▸ **Information supplied**
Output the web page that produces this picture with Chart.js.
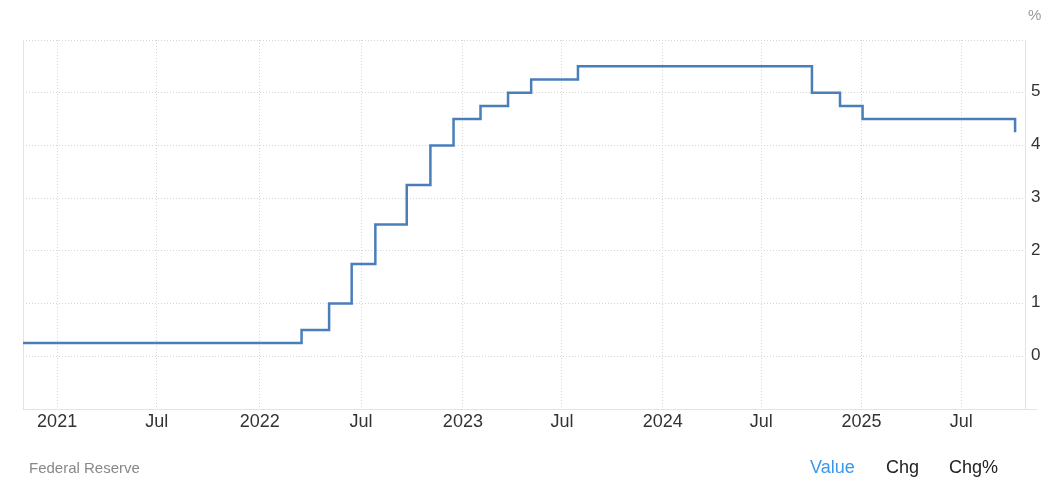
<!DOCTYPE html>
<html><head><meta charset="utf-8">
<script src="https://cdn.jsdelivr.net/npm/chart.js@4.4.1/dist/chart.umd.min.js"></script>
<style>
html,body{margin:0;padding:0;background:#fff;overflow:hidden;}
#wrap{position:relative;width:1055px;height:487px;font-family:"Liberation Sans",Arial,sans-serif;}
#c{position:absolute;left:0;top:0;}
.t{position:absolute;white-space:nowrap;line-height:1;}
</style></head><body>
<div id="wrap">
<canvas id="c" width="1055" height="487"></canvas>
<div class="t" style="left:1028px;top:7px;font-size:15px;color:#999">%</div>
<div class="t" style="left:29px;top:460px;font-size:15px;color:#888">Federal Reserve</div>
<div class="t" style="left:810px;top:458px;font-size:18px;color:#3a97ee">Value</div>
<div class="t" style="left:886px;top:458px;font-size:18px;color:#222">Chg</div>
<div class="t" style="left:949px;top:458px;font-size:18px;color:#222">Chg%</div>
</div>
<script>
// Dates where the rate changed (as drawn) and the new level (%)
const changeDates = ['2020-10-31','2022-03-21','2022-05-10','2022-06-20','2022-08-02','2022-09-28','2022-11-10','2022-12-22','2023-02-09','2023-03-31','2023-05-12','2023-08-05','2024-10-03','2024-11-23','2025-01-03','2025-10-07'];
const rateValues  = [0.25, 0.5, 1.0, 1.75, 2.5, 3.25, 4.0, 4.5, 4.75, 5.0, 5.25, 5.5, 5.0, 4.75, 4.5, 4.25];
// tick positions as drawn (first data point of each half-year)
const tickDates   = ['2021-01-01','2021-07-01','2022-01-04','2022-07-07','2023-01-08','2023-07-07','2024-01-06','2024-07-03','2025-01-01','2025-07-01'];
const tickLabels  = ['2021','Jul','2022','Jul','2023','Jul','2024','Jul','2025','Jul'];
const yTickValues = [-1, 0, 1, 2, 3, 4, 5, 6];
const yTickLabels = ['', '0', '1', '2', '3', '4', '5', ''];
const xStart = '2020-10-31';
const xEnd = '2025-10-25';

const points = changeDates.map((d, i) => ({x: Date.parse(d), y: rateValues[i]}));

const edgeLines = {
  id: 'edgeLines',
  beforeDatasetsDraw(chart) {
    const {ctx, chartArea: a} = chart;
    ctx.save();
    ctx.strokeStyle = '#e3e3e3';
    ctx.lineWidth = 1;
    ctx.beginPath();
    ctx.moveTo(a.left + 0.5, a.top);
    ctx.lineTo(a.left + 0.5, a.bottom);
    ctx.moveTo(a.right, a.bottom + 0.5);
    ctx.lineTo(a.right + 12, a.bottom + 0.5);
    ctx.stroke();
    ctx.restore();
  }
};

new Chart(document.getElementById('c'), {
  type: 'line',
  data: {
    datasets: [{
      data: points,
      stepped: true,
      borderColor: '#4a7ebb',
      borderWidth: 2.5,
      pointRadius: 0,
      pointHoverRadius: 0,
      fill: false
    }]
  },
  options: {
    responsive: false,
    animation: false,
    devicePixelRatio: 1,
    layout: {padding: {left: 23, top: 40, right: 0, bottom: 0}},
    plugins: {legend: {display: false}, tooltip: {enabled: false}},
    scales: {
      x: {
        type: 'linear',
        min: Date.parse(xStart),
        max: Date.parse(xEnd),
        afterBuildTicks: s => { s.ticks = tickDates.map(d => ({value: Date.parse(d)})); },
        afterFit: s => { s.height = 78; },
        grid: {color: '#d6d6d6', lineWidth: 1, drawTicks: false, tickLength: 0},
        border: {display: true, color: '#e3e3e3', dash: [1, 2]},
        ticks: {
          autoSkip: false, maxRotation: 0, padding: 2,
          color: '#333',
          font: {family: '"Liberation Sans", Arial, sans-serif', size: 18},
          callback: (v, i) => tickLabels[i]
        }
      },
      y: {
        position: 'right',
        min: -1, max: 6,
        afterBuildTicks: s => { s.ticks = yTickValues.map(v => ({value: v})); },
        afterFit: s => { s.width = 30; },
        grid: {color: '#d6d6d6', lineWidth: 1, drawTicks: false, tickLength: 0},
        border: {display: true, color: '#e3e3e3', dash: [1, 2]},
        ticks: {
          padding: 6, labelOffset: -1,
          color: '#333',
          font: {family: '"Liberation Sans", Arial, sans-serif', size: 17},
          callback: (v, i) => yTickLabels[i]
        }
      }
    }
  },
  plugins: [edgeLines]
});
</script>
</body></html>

▸ **Requirement**
Repeat verbatim all the material, but not the pictures.

▸ **Task response**
Output the web page that produces this picture with Chart.js.
<!DOCTYPE html>
<html><head><meta charset="utf-8">
<script src="https://cdn.jsdelivr.net/npm/chart.js@4.4.1/dist/chart.umd.min.js"></script>
<style>
html,body{margin:0;padding:0;background:#fff;overflow:hidden;}
#wrap{position:relative;width:1055px;height:487px;font-family:"Liberation Sans",Arial,sans-serif;}
#c{position:absolute;left:0;top:0;}
.t{position:absolute;white-space:nowrap;line-height:1;}
</style></head><body>
<div id="wrap">
<canvas id="c" width="1055" height="487"></canvas>
<div class="t" style="left:1028px;top:7px;font-size:15px;color:#999">%</div>
<div class="t" style="left:29px;top:460px;font-size:15px;color:#888">Federal Reserve</div>
<div class="t" style="left:810px;top:458px;font-size:18px;color:#3a97ee">Value</div>
<div class="t" style="left:886px;top:458px;font-size:18px;color:#222">Chg</div>
<div class="t" style="left:949px;top:458px;font-size:18px;color:#222">Chg%</div>
</div>
<script>
// Dates where the rate changed (as drawn) and the new level (%)
const changeDates = ['2020-10-31','2022-03-21','2022-05-10','2022-06-20','2022-08-02','2022-09-28','2022-11-10','2022-12-22','2023-02-09','2023-03-31','2023-05-12','2023-08-05','2024-10-03','2024-11-23','2025-01-03','2025-10-07'];
const rateValues  = [0.25, 0.5, 1.0, 1.75, 2.5, 3.25, 4.0, 4.5, 4.75, 5.0, 5.25, 5.5, 5.0, 4.75, 4.5, 4.25];
// tick positions as drawn (first data point of each half-year)
const tickDates   = ['2021-01-01','2021-07-01','2022-01-04','2022-07-07','2023-01-08','2023-07-07','2024-01-06','2024-07-03','2025-01-01','2025-07-01'];
const tickLabels  = ['2021','Jul','2022','Jul','2023','Jul','2024','Jul','2025','Jul'];
const yTickValues = [-1, 0, 1, 2, 3, 4, 5, 6];
const yTickLabels = ['', '0', '1', '2', '3', '4', '5', ''];
const xStart = '2020-10-31';
const xEnd = '2025-10-25';

const points = changeDates.map((d, i) => ({x: Date.parse(d), y: rateValues[i]}));

const edgeLines = {
  id: 'edgeLines',
  beforeDatasetsDraw(chart) {
    const {ctx, chartArea: a} = chart;
    ctx.save();
    ctx.strokeStyle = '#e3e3e3';
    ctx.lineWidth = 1;
    ctx.beginPath();
    ctx.moveTo(a.left + 0.5, a.top);
    ctx.lineTo(a.left + 0.5, a.bottom);
    ctx.moveTo(a.right, a.bottom + 0.5);
    ctx.lineTo(a.right + 12, a.bottom + 0.5);
    ctx.stroke();
    ctx.restore();
  }
};

new Chart(document.getElementById('c'), {
  type: 'line',
  data: {
    datasets: [{
      data: points,
      stepped: true,
      borderColor: '#4a7ebb',
      borderWidth: 2.5,
      pointRadius: 0,
      pointHoverRadius: 0,
      fill: false
    }]
  },
  options: {
    responsive: false,
    animation: false,
    devicePixelRatio: 1,
    layout: {padding: {left: 23, top: 40, right: 0, bottom: 0}},
    plugins: {legend: {display: false}, tooltip: {enabled: false}},
    scales: {
      x: {
        type: 'linear',
        min: Date.parse(xStart),
        max: Date.parse(xEnd),
        afterBuildTicks: s => { s.ticks = tickDates.map(d => ({value: Date.parse(d)})); },
        afterFit: s => { s.height = 78; },
        grid: {color: '#d6d6d6', lineWidth: 1, drawTicks: false, tickLength: 0},
        border: {display: true, color: '#e3e3e3', dash: [1, 2]},
        ticks: {
          autoSkip: false, maxRotation: 0, padding: 2,
          color: '#333',
          font: {family: '"Liberation Sans", Arial, sans-serif', size: 18},
          callback: (v, i) => tickLabels[i]
        }
      },
      y: {
        position: 'right',
        min: -1, max: 6,
        afterBuildTicks: s => { s.ticks = yTickValues.map(v => ({value: v})); },
        afterFit: s => { s.width = 30; },
        grid: {color: '#d6d6d6', lineWidth: 1, drawTicks: false, tickLength: 0},
        border: {display: true, color: '#e3e3e3', dash: [1, 2]},
        ticks: {
          padding: 6, labelOffset: -1,
          color: '#333',
          font: {family: '"Liberation Sans", Arial, sans-serif', size: 17},
          callback: (v, i) => yTickLabels[i]
        }
      }
    }
  },
  plugins: [edgeLines]
});
</script>
</body></html>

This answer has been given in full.